願成就院は、三島と修善寺を結ぶ[伊豆箱根鉄道]駿豆(すんず)線沿線の、韮山と伊豆長岡の中間辺りに位置する、高野山真言宗の寺院で、運慶作の国宝仏を5体所蔵している。昨年東博で開催された運慶展でその事を知った私達は、いつかはこのお寺を訪ねたいと思っていた。熱海伊豆山から2時間ほどの距離に宿泊していて、訪れるには絶好の機会だった。運慶展では展示されていなかった阿弥陀如来坐像を是非とも拝観したかった。

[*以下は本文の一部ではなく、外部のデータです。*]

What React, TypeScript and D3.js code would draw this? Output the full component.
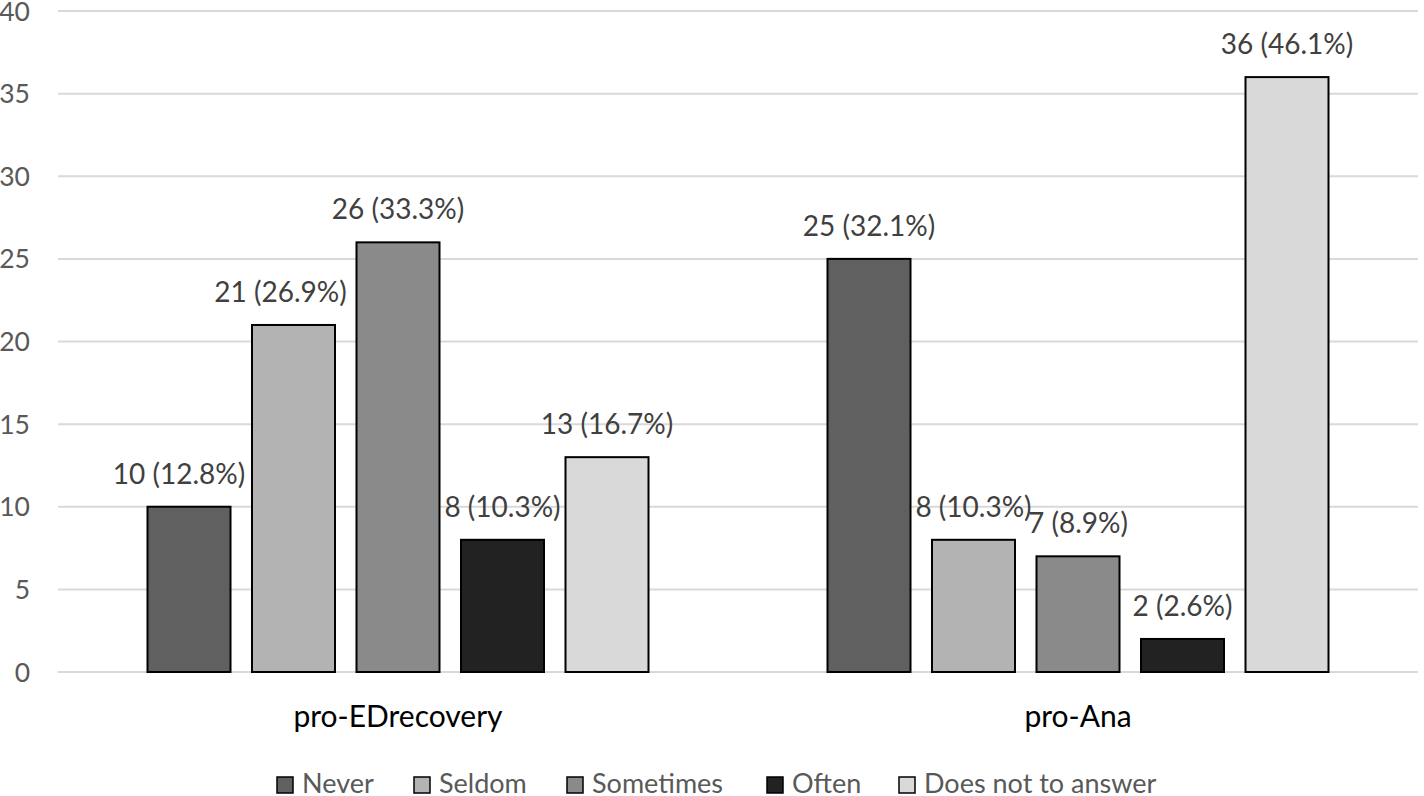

5月21日(月)朝、ネットで願成就院の休館日が火・水曜日であることを知って、22日(火)に行く予定を慌てて21日に変更し、熱海10時16分発静岡行を三島で乗り換え、無料の踊り子105号で伊豆長岡着10時55分着。途中鎌倉古道を歩きながら願成就院へ。
かつては広大な伽藍と敷地を誇ったであろう寺院も今は小院となっていた。守山の新緑を借景にして本堂の佇まいが美しい。拝観券を販売する人が、目の青い、作務衣を着た外国人であることを不思議に思いながら、本堂の扉を開けるといきなり阿弥陀如来坐像が飛び込んで来た。身の引き締まるような感覚。展覧会会場での拝観とは異なる感覚だった。
本堂には如来像の両脇に毘沙門天立像と不動明王立像。不動明王立像の直ぐ傍に制吒迦童子(せいたかどうじ)像と矜羯羅童子(こんがらどうじ)像。全て国宝の5体がこの本堂内におわします。椅子席が用意されていて座ってじっくりと拝観した。妻は最近購入した双眼鏡を取り出しての拝観。
隣での熱心な説明を終了した作務衣の女性が、次に私達に説明を始めてくれた。「随分熱心にご覧になっていましたね。どこでこのお寺を知りましたか」と尋ねられ「昨年の東博です」の切っ掛けが後に続く長い会話の始まりだった。 彼女は概略こう説明してくれた。
「運慶仏の第1号が奈良・円成寺の大日如来坐像(1176年)、次が興福寺の西金堂本尊の釈迦如来像(仏頭 1186年)で、第3号がここの阿弥陀如来坐像などの5体(1186年に制作開始)です。すでに建設されていた北条時政邸で制作された可能性が高い。東国における最初の造像です」と。弁舌爽やかに、滔々と語る口調に感心し、その事を絶賛すると「修行でお腹の底から声を出しているからでしょうか」と。修行の身と聞いて、私達は「御出家なさっているのですか」と聞き返した。「はい、住職の次女で副住職です」と。(写真:東博図録の参考図の阿弥陀如来坐像)
その後、彼女の海外生活・廃仏毀釈・半蔵門ミュージアムなどなどにも話が及び、不思議な外国人についても「あの方は運慶仏に惹かれて、こちらのお寺様での修行に入られたのですか」と聞くと、やや躊躇った後「いえ、彼は私の夫で、アイルランド出身のイギリス人です」と。(私に惹かれて日本にまでやってきたのです、とは語らなかったが・・・)。「その事は毎日新聞にも載りました」聞いて早速、4月2日の朝刊静岡版を注文したのだった。